Конечно же деконцентрация в психотехническом ключе существенно отличается от характера распределения внимания в медиапространстве. Тем не менее, опыт расширения и распределения внимания в максимальном диапазоне имеет несомненное сходство с погружением в пространство гипертекста. Попытки совмещения обоих практик при соблюдении достаточной осторожности может открыть вдохновляющие перспективы. Стоит лишь помнить, что отработка и навыка концентрации, и деконцентрации равно как при тренировке внимания в обычных условиях, так и в медиапространстве требует значительных временных ресурсов.

Естественно, я бы не стала говорить об однозначном уравнивании виртуального и реального миров в акте восприятия современного человека, но могу предположить, что речь идет об их исключительно плотном переплетении. Особенно наглядно это проявляет себя в синтаксисе аудиовизуальной медиа. Человек может сезон за сезоном смотреть сериал определенной тематики, искренне считая, что это легкое времяпрепровождение, ведущее к расслаблению после трудовых будней, не имеет на него глубокого воздействия. При этом крайне сложно бывает отследить, насколько  поступающая информация перерабатывается и ассимилируется непроизвольным вниманием, оказывая самое непосредственное влияние на область бессознательного. Однако, большинство из нас искренне полагает, что достаточно свободны от какого бы то ни было воздействия и обладают достаточным контролем, чтобы отслеживать глубинные маршруты собственного внимания. Думаю, что если бы это было действительно так, мы бы вряд ли наблюдали столь стремительно нарастающую эпидемию всевозможных психологических проблем и психических расстройств, вызванных диссонансом между синтаксисом собственного бессознательного и языком медиа.

Однажды из уст ведущего тренинга я услышала фразу о том, что благодаря Глобальной Сети голос психоза становится все громче. Так, если раньше круг слушателей пациента психиатрической больницы ограничивался обитателями палаты, а роль пьедестала выполняла больничная тумбочка, то Мировая Паутина дает возможность быть услышанным спасителям мира, чья логика не дает шанса усомниться в своей непогрешимости. Как известно, до появления психоанализа душевная болезнь безмолвствовала, не имея языка, чтобы свидетельствовать о себе. Синтаксис масс-медиа создает возможности для психического заражения тех, кто не имеет иммунитета к выхолощенным смыслам и суггестии потребления. Современный нам психотик может иметь личный канал на ютубе, вести блог и даже организовывать тренинги личностного роста. Кто как ни мы сами несет ответственность за собственную судьбу, за наши сделанные и – что не менее важно – не сделанные выборы?

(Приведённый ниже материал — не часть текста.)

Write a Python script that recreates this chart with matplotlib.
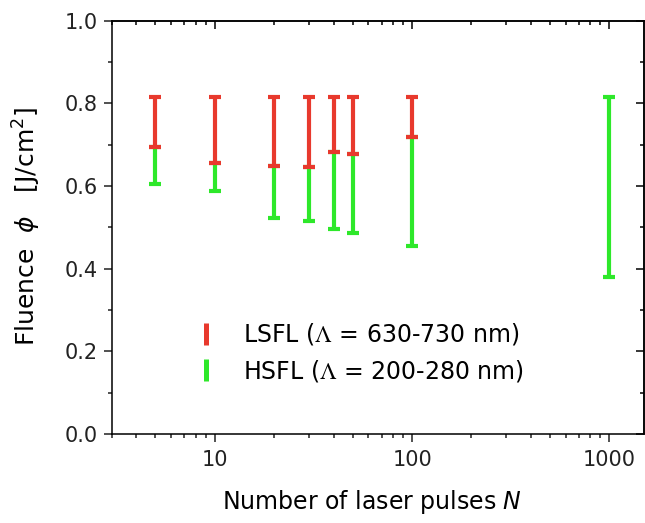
import numpy as np
import matplotlib
matplotlib.use("Agg")
import matplotlib.pyplot as plt
from matplotlib.lines import Line2D
from matplotlib.ticker import MultipleLocator, LogLocator, NullFormatter

# ============================================================
# DATA (fluence ranges)
# ============================================================

n_lsfl = [5, 10, 20, 30, 40, 50, 100]
lsfl_hi = [0.815, 0.815, 0.815, 0.815, 0.815, 0.815, 0.815]
lsfl_lo = [0.694, 0.657, 0.648, 0.645, 0.682, 0.677, 0.718]

n_hsfl = [5, 10, 20, 30, 40, 50, 100, 1000]
hsfl_hi = [0.694, 0.657, 0.648, 0.645, 0.682, 0.677, 0.718, 0.815]
hsfl_lo = [0.606, 0.589, 0.524, 0.515, 0.496, 0.486, 0.454, 0.381]

xticks = [10, 100, 1000]
xticklabels = ["10", "100", "1000"]

red = "#e8392d"
green = "#2ee82a"

# ============================================================
# STYLE
# ============================================================

plt.rcParams["font.family"] = ["DejaVu Sans"]
plt.rcParams["mathtext.fontset"] = "custom"
plt.rcParams["mathtext.rm"] = "STIXGeneral"
plt.rcParams["mathtext.it"] = "DejaVu Sans:italic"
plt.rcParams["mathtext.sf"] = "DejaVu Sans"
plt.rcParams["axes.linewidth"] = 1.1

fig = plt.figure(figsize=(6.45, 5.23), dpi=100)
ax = fig.add_axes([0.1732, 0.170, 0.8253, 0.7903])


def draw_ranges(n, lo, hi, color):
    lo = np.array(lo)
    hi = np.array(hi)
    mid = (lo + hi) / 2
    half = (hi - lo) / 2
    ax.errorbar(
        n, mid, yerr=half,
        fmt="none",
        ecolor=color,
        elinewidth=3.0,
        capsize=4.2,
        capthick=3.0,
    )


draw_ranges(n_hsfl, hsfl_lo, hsfl_hi, green)
draw_ranges(n_lsfl, lsfl_lo, lsfl_hi, red)

# ============================================================
# AXES
# ============================================================

ax.set_xscale("log")
ax.set_xlim(3, 1500)
ax.set_ylim(0, 1.0)

ax.set_xticks(xticks)
ax.set_xticklabels(xticklabels)
ax.xaxis.set_minor_locator(LogLocator(base=10, subs=np.arange(2, 10)))
ax.xaxis.set_minor_formatter(NullFormatter())

ax.yaxis.set_major_locator(MultipleLocator(0.2))
ax.yaxis.set_minor_locator(MultipleLocator(0.1))
ax.yaxis.set_major_formatter(plt.FormatStrFormatter("%.1f"))

ax.tick_params(which="major", direction="out", length=5.8, width=1.1,
               labelsize=15, pad=4.3, colors="#222222")
ax.tick_params(which="minor", direction="out", length=3, width=1.1,
               colors="#222222")
ax.tick_params(axis="x", which="major", pad=6)

# mirrored ticks pointing inward on top and right
top = ax.secondary_xaxis("top")
top.set_xticks(xticks)
top.xaxis.set_minor_locator(LogLocator(base=10, subs=np.arange(2, 10)))
top.xaxis.set_minor_formatter(NullFormatter())
top.tick_params(which="major", direction="in", length=5.8, width=1.1, labeltop=False)
top.tick_params(which="minor", direction="in", length=3, width=1.1)

right = ax.secondary_yaxis("right")
right.yaxis.set_major_locator(MultipleLocator(0.2))
right.yaxis.set_minor_locator(MultipleLocator(0.1))
right.tick_params(which="major", direction="in", length=5.8, width=1.1, labelright=False)
right.tick_params(which="minor", direction="in", length=3, width=1.1)

ax.set_xlabel(r"Number of laser pulses $\mathit{N}$", fontsize=17)
ax.set_ylabel(r"Fluence  $\phi$   [J/cm$^{\mathsf{2}}$]", fontsize=18)
ax.xaxis.set_label_coords(0.489, -0.131)
ax.yaxis.set_label_coords(-0.13, 0.503)

# ============================================================
# LEGEND
# ============================================================

handles = [
    Line2D([], [], color=red, marker="|", linestyle="none",
           markersize=16, markeredgewidth=3.6),
    Line2D([], [], color=green, marker="|", linestyle="none",
           markersize=16, markeredgewidth=3.6),
]
labels = [
    r"LSFL ($\Lambda$ = 630-730 nm)",
    r"HSFL ($\Lambda$ = 200-280 nm)",
]
ax.legend(
    handles, labels,
    loc="center left",
    bbox_to_anchor=(0.1407, 0.197),
    frameon=False,
    fontsize=17,
    handlelength=1.6,
    handletextpad=0.77,
    labelspacing=0.45,
    borderpad=0,
    borderaxespad=0,
)

fig.savefig("out.png", dpi=100)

В русском языке есть красивое емкое слово – современник. Возможно, в глубоком, едва ли не онтологическом смысле современник – тот, кто соприкасается с потоком времени, с его веществом, обмениваясь с ним энергией. Но мы нередко забываем о том, что поток времени не является силой, обрекающей нас на пассивность. Равно как и то, какие именно события внутренней жизни способны изменить ход истории.